In 2004, Cuervo returned to Saudi Arabia to work at the Al Swayeh, a construction company.
“All my papers were processed legally. But on 2011, we started to have problems because of the Saudization policy,” he told Bulatlat.com.
The Nitaqat Scheme or more commonly known as the Saudization Policy was first announced in 2011. Migrant rights group said this is the Saudi Arabia government’s response to the growing unemployment among its own citizens. Under this scheme, companies are required to hire Saudi nationals who should comprise at least 10 percent of their workforce.
This has brought problems to their company because their workforce of about 6,000 is comprised mainly of migrant workers, Cuervo said. Al Swayeh mostly relies on government projects, he added, but the company’s bids were rejected because of its failure to comply with the Saudization policy.
“Our company could no longer renew and pay for our iqama,” Cuervo said, adding that soon, their company stopped paying their salaries. Because of this, Cuervo and his fellow Filipino workers filed their request for repatriation before the Philippine consulate in Jeddah.
Cuervo said they filed their request on Sept. 2012. He was repatriated on Jan. 6, 2013. About 12 of his fellow Filipinos who filed their request for repatriation are still there, waiting for their schedule. Though he is already back in the Philippines, he goes from one government office to another to help his former co-workers in their repatriation.
“There are so many stranded Filipinos there. Some have been waiting for their repatriation for nearly 20 years. Embassy officials said they could not secure exit visas for them because they need to find their former employers first for their clearance. But they could not find them,” Cuervo said.
Call to Aquino
Because of the ongoing crackdown on undocumented migrant workers in Saudi Arabia, Monterona said, more Filipinos are requesting to be repatriated. “A lot of them are afraid and worried,” he said during the protest action.
“They just want to be repatriated and be with their families. They went to the Philippine consulate several times. But they were also repeatedly told that the government does not have a repatriation program,” Monterona said.

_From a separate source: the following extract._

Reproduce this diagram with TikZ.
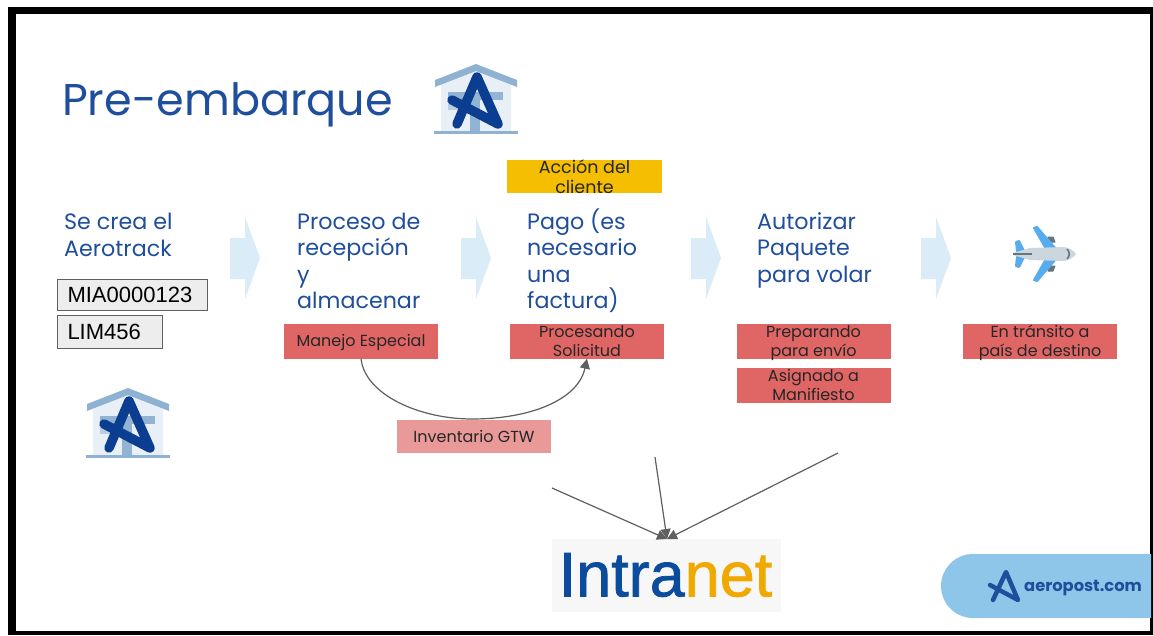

Migrante International, in its statement, said that the number of stranded Filipinos camping outside the Philippine consulate in Jeddah has surged to 2,350.
Since the crackdown began, the repatriation of other nationalities such as those from Yemen and Pakistan has been continuing. Garry Martinez, chairperson of Migrante International and second nominee of Migrante Partylist, said their group has been calling for the speedy, urgent response of the Philippine government, especially because they have received reports of human rights violations being committed and criminal cases being filed against undocumented workers.
“What is the Philippine government waiting for?” Martinez said.
Though the Saudi government has issued a three-month reprieve on the crackdown due to pressures from the international community, Martinez said it would resume on June 9.
“We fear that if the Philippine government fails to act quickly in assisting and repatriating our OFWs, they will be subjected to harsher and more stringent crackdowns and human rights violations by Saudi authorities,” Martinez said.